### INSTRUCTION
Pick out the lines below that include the string "matplotlib".

-- start SUPPLIED DATA --

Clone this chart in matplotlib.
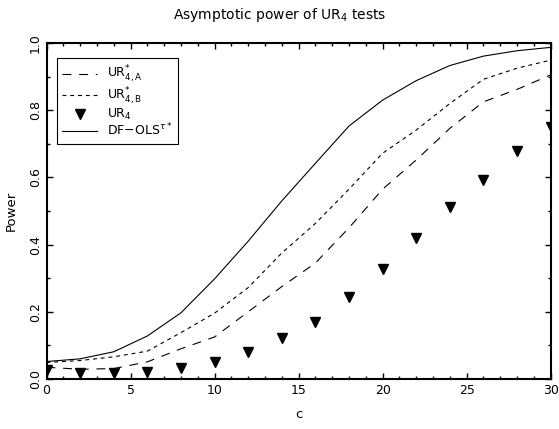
import matplotlib
matplotlib.use("Agg")
import matplotlib.pyplot as plt
from matplotlib.ticker import MultipleLocator, FormatStrFormatter

plt.rcParams['font.family'] = ['DejaVu Sans']
plt.rcParams['mathtext.fontset'] = 'dejavusans'

c = [0, 2, 4, 6, 8, 10, 12, 14, 16, 18, 20, 22, 24, 26, 28, 30]
ur4a = [0.035, 0.029, 0.031, 0.051, 0.090, 0.125, 0.200, 0.275, 0.345, 0.450, 0.565, 0.652, 0.746, 0.825, 0.862, 0.905]
ur4b = [0.049, 0.055, 0.066, 0.083, 0.138, 0.196, 0.272, 0.375, 0.463, 0.565, 0.672, 0.741, 0.820, 0.892, 0.925, 0.949]
ur4 = [0.028, 0.019, 0.019, 0.022, 0.034, 0.052, 0.081, 0.123, 0.170, 0.244, 0.327, 0.420, 0.511, 0.592, 0.678, 0.751]
dfols = [0.052, 0.060, 0.081, 0.128, 0.197, 0.298, 0.410, 0.530, 0.642, 0.753, 0.830, 0.888, 0.933, 0.961, 0.977, 0.987]

fig = plt.figure(figsize=(5.59, 4.29), dpi=100)
ax = fig.add_axes([46.5/559, 1-379/429, 504.2/559, 336/429])

lw = 0.8
ax.plot(c, ur4a, color='black', lw=lw, dashes=(8, 7), label=r'UR$^{*}_{4,\mathrm{A}}$')
ax.plot(c, ur4b, color='black', lw=lw, dashes=(3.5, 3.5), label=r'UR$^{*}_{4,\mathrm{B}}$')
ax.plot(c, ur4, linestyle='none', marker='v', color='black', markersize=7, label=r'UR$_4$')
ax.plot(c, dfols, color='black', lw=lw, label=r'DF$-$OLS$^{\tau*}$')

ax.set_xlim(0, 30)
ax.set_ylim(0, 1)
ax.xaxis.set_major_locator(MultipleLocator(5))
ax.xaxis.set_minor_locator(MultipleLocator(1))
ax.yaxis.set_major_locator(MultipleLocator(0.2))
ax.yaxis.set_minor_locator(MultipleLocator(0.1))
ax.yaxis.set_major_formatter(FormatStrFormatter('%.1f'))
ax.tick_params(which='both', direction='in', top=True, right=True, labelsize=9, width=1)
ax.tick_params(which='major', length=4)
ax.tick_params(which='minor', length=2.2)
ax.tick_params(axis='y', labelrotation=90)
for lab in ax.get_yticklabels():
    lab.set_va('center')
for s in ax.spines.values():
    s.set_linewidth(1.5)

fig.text(0.5, 1 - 15/429, r'Asymptotic power of UR$_4$ tests', fontsize=10,
         ha='center', va='center')
ax.set_xlabel('c', fontsize=9.5, labelpad=8)
ax.set_ylabel('Power', fontsize=9.5, labelpad=8)

leg = ax.legend(loc='upper left', bbox_to_anchor=(0.020, 0.954), borderaxespad=0,
                fancybox=False, framealpha=1, edgecolor='black', fontsize=9,
                handlelength=2.8, handletextpad=0.8, labelspacing=0.0, borderpad=0.45)
leg.get_frame().set_linewidth(0.8)

fig.savefig('out.png', dpi=100)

-- end SUPPLIED DATA --

### SOLUTION
Clone this chart in matplotlib.
import matplotlib
matplotlib.use("Agg")
import matplotlib.pyplot as plt
from matplotlib.ticker import MultipleLocator, FormatStrFormatter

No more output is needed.